### REQUEST
Leave out the pictures and copy everything else below exactly.

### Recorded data
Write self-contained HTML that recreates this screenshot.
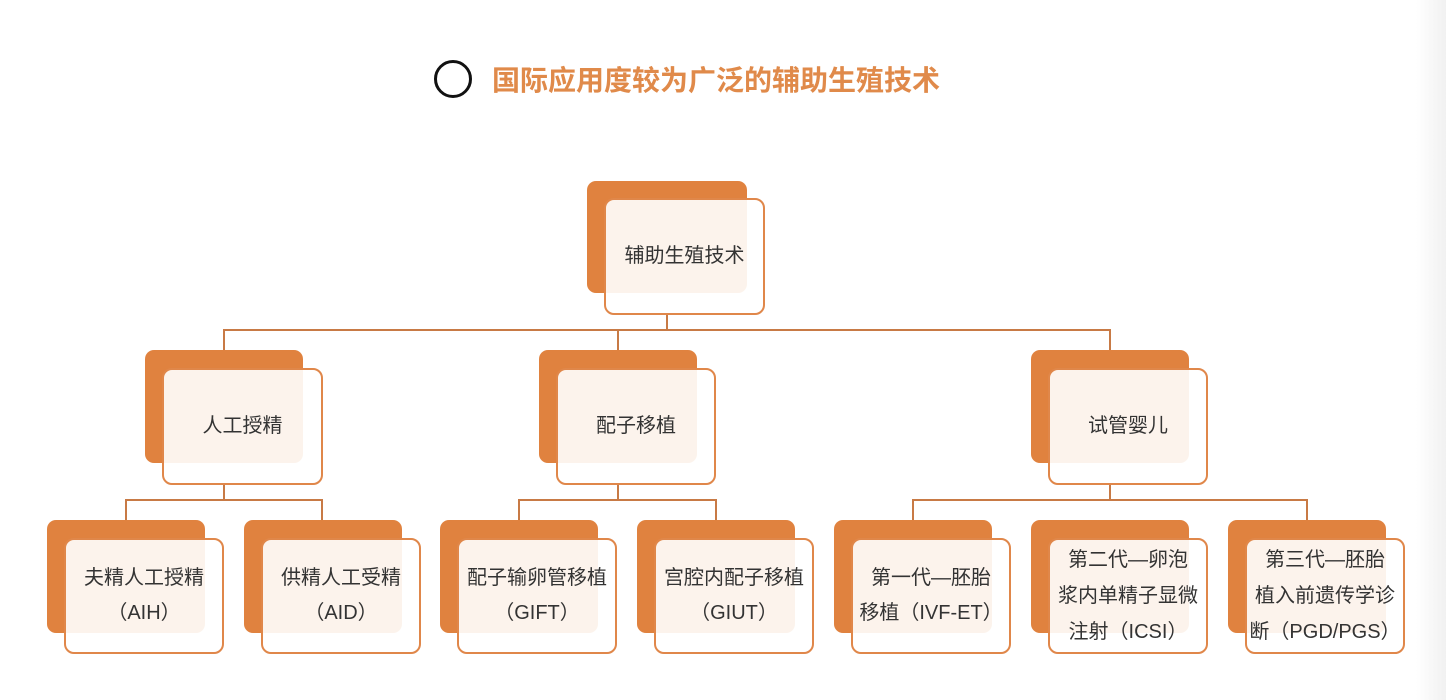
<!DOCTYPE html>
<html><head><meta charset="utf-8"><style>
body{margin:0;width:1446px;height:700px;background:#fff;position:relative;overflow:hidden;font-family:"Liberation Sans","Noto Sans CJK SC",sans-serif;}
.edge{position:absolute;right:0;top:0;width:30px;height:700px;background:linear-gradient(to right,#fff,#f1f1f1);}
.b{position:absolute;background:#E0823F;border-radius:9px;}
.f{position:absolute;border:2px solid #E0874A;border-radius:10px;background:rgba(255,255,255,0.9);box-sizing:border-box;display:flex;align-items:center;justify-content:center;text-align:center;color:#333;font-size:20px;line-height:35px;white-space:nowrap;}
.l{position:absolute;background:#C87A45;}
.t{position:absolute;left:492px;top:59px;font-size:28px;font-weight:bold;color:#E08A4A;}
.c{position:absolute;left:434px;top:60px;width:32px;height:32px;border:3px solid #111;border-radius:50%;}
</style></head><body>
<div class="edge"></div>
<div class="c"></div><div class="t">国际应用度较为广泛的辅助生殖技术</div>

<div class="l" style="left:666px;top:315px;width:2px;height:16px"></div>
<div class="l" style="left:223px;top:329px;width:888px;height:2px"></div>
<div class="l" style="left:223px;top:329px;width:2px;height:21px"></div>
<div class="l" style="left:617px;top:329px;width:2px;height:21px"></div>
<div class="l" style="left:1109px;top:329px;width:2px;height:21px"></div>

<div class="l" style="left:223px;top:485px;width:2px;height:15px"></div>
<div class="l" style="left:125px;top:499px;width:198px;height:2px"></div>
<div class="l" style="left:125px;top:499px;width:2px;height:21px"></div>
<div class="l" style="left:321px;top:499px;width:2px;height:21px"></div>

<div class="l" style="left:617px;top:485px;width:2px;height:15px"></div>
<div class="l" style="left:518px;top:499px;width:199px;height:2px"></div>
<div class="l" style="left:518px;top:499px;width:2px;height:21px"></div>
<div class="l" style="left:715px;top:499px;width:2px;height:21px"></div>

<div class="l" style="left:1109px;top:485px;width:2px;height:15px"></div>
<div class="l" style="left:912px;top:499px;width:396px;height:2px"></div>
<div class="l" style="left:912px;top:499px;width:2px;height:21px"></div>
<div class="l" style="left:1306px;top:499px;width:2px;height:21px"></div>

<div class="b" style="left:587px;top:181px;width:160px;height:112px"></div>
<div class="f" style="left:604px;top:198px;width:161px;height:117px">辅助生殖技术</div>

<div class="b" style="left:145px;top:350px;width:158px;height:113px"></div>
<div class="f" style="left:162px;top:368px;width:161px;height:117px">人工授精</div>
<div class="b" style="left:539px;top:350px;width:158px;height:113px"></div>
<div class="f" style="left:556px;top:368px;width:160px;height:117px">配子移植</div>
<div class="b" style="left:1031px;top:350px;width:158px;height:113px"></div>
<div class="f" style="left:1048px;top:368px;width:160px;height:117px">试管婴儿</div>

<div class="b" style="left:47px;top:520px;width:158px;height:113px"></div>
<div class="f" style="left:64px;top:538px;width:160px;height:116px">夫精人工授精<br>（AIH）</div>
<div class="b" style="left:244px;top:520px;width:158px;height:113px"></div>
<div class="f" style="left:261px;top:538px;width:160px;height:116px">供精人工受精<br>（AID）</div>
<div class="b" style="left:440px;top:520px;width:158px;height:113px"></div>
<div class="f" style="left:457px;top:538px;width:160px;height:116px">配子输卵管移植<br>（GIFT）</div>
<div class="b" style="left:637px;top:520px;width:158px;height:113px"></div>
<div class="f" style="left:654px;top:538px;width:160px;height:116px">宫腔内配子移植<br>（GIUT）</div>
<div class="b" style="left:834px;top:520px;width:158px;height:113px"></div>
<div class="f" style="left:851px;top:538px;width:160px;height:116px">第一代—胚胎<br>移植（IVF-ET）</div>
<div class="b" style="left:1031px;top:520px;width:158px;height:113px"></div>
<div class="f" style="left:1048px;top:538px;width:160px;height:116px;line-height:36px">第二代—卵泡<br>浆内单精子显微<br>注射（ICSI）</div>
<div class="b" style="left:1228px;top:520px;width:158px;height:113px"></div>
<div class="f" style="left:1245px;top:538px;width:160px;height:116px;line-height:36px">第三代—胚胎<br>植入前遗传学诊<br>断（PGD/PGS）</div>
</body></html>
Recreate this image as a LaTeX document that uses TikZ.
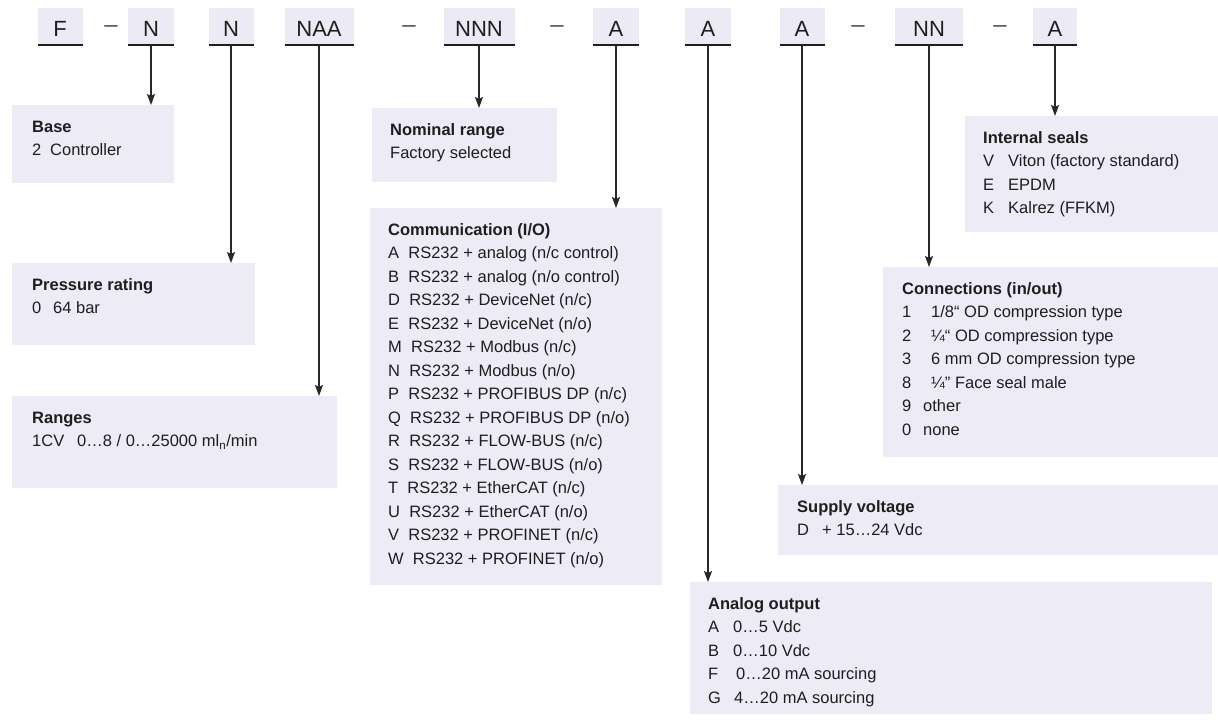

### ANSWER TO THIS EXERCISE
Write self-contained HTML that recreates this screenshot.
<!DOCTYPE html>
<html><head><meta charset="utf-8"><style>
body{margin:0;width:1446px;height:700px;background:#fff;position:relative;overflow:hidden;font-family:"Liberation Sans","Noto Sans CJK SC",sans-serif;}
.edge{position:absolute;right:0;top:0;width:30px;height:700px;background:linear-gradient(to right,#fff,#f1f1f1);}
.b{position:absolute;background:#E0823F;border-radius:9px;}
.f{position:absolute;border:2px solid #E0874A;border-radius:10px;background:rgba(255,255,255,0.9);box-sizing:border-box;display:flex;align-items:center;justify-content:center;text-align:center;color:#333;font-size:20px;line-height:35px;white-space:nowrap;}
.l{position:absolute;background:#C87A45;}
.t{position:absolute;left:492px;top:59px;font-size:28px;font-weight:bold;color:#E08A4A;}
.c{position:absolute;left:434px;top:60px;width:32px;height:32px;border:3px solid #111;border-radius:50%;}
</style></head><body>
<div class="edge"></div>
<div class="c"></div><div class="t">国际应用度较为广泛的辅助生殖技术</div>

<div class="l" style="left:666px;top:315px;width:2px;height:16px"></div>
<div class="l" style="left:223px;top:329px;width:888px;height:2px"></div>
<div class="l" style="left:223px;top:329px;width:2px;height:21px"></div>
<div class="l" style="left:617px;top:329px;width:2px;height:21px"></div>
<div class="l" style="left:1109px;top:329px;width:2px;height:21px"></div>

<div class="l" style="left:223px;top:485px;width:2px;height:15px"></div>
<div class="l" style="left:125px;top:499px;width:198px;height:2px"></div>
<div class="l" style="left:125px;top:499px;width:2px;height:21px"></div>
<div class="l" style="left:321px;top:499px;width:2px;height:21px"></div>

<div class="l" style="left:617px;top:485px;width:2px;height:15px"></div>
<div class="l" style="left:518px;top:499px;width:199px;height:2px"></div>
<div class="l" style="left:518px;top:499px;width:2px;height:21px"></div>
<div class="l" style="left:715px;top:499px;width:2px;height:21px"></div>

<div class="l" style="left:1109px;top:485px;width:2px;height:15px"></div>
<div class="l" style="left:912px;top:499px;width:396px;height:2px"></div>
<div class="l" style="left:912px;top:499px;width:2px;height:21px"></div>
<div class="l" style="left:1306px;top:499px;width:2px;height:21px"></div>

<div class="b" style="left:587px;top:181px;width:160px;height:112px"></div>
<div class="f" style="left:604px;top:198px;width:161px;height:117px">辅助生殖技术</div>

<div class="b" style="left:145px;top:350px;width:158px;height:113px"></div>
<div class="f" style="left:162px;top:368px;width:161px;height:117px">人工授精</div>
<div class="b" style="left:539px;top:350px;width:158px;height:113px"></div>
<div class="f" style="left:556px;top:368px;width:160px;height:117px">配子移植</div>
<div class="b" style="left:1031px;top:350px;width:158px;height:113px"></div>
<div class="f" style="left:1048px;top:368px;width:160px;height:117px">试管婴儿</div>

<div class="b" style="left:47px;top:520px;width:158px;height:113px"></div>
<div class="f" style="left:64px;top:538px;width:160px;height:116px">夫精人工授精<br>（AIH）</div>
<div class="b" style="left:244px;top:520px;width:158px;height:113px"></div>
<div class="f" style="left:261px;top:538px;width:160px;height:116px">供精人工受精<br>（AID）</div>
<div class="b" style="left:440px;top:520px;width:158px;height:113px"></div>
<div class="f" style="left:457px;top:538px;width:160px;height:116px">配子输卵管移植<br>（GIFT）</div>
<div class="b" style="left:637px;top:520px;width:158px;height:113px"></div>
<div class="f" style="left:654px;top:538px;width:160px;height:116px">宫腔内配子移植<br>（GIUT）</div>
<div class="b" style="left:834px;top:520px;width:158px;height:113px"></div>
<div class="f" style="left:851px;top:538px;width:160px;height:116px">第一代—胚胎<br>移植（IVF-ET）</div>
<div class="b" style="left:1031px;top:520px;width:158px;height:113px"></div>
<div class="f" style="left:1048px;top:538px;width:160px;height:116px;line-height:36px">第二代—卵泡<br>浆内单精子显微<br>注射（ICSI）</div>
<div class="b" style="left:1228px;top:520px;width:158px;height:113px"></div>
<div class="f" style="left:1245px;top:538px;width:160px;height:116px;line-height:36px">第三代—胚胎<br>植入前遗传学诊<br>断（PGD/PGS）</div>
</body></html>
Recreate this image as a LaTeX document that uses TikZ.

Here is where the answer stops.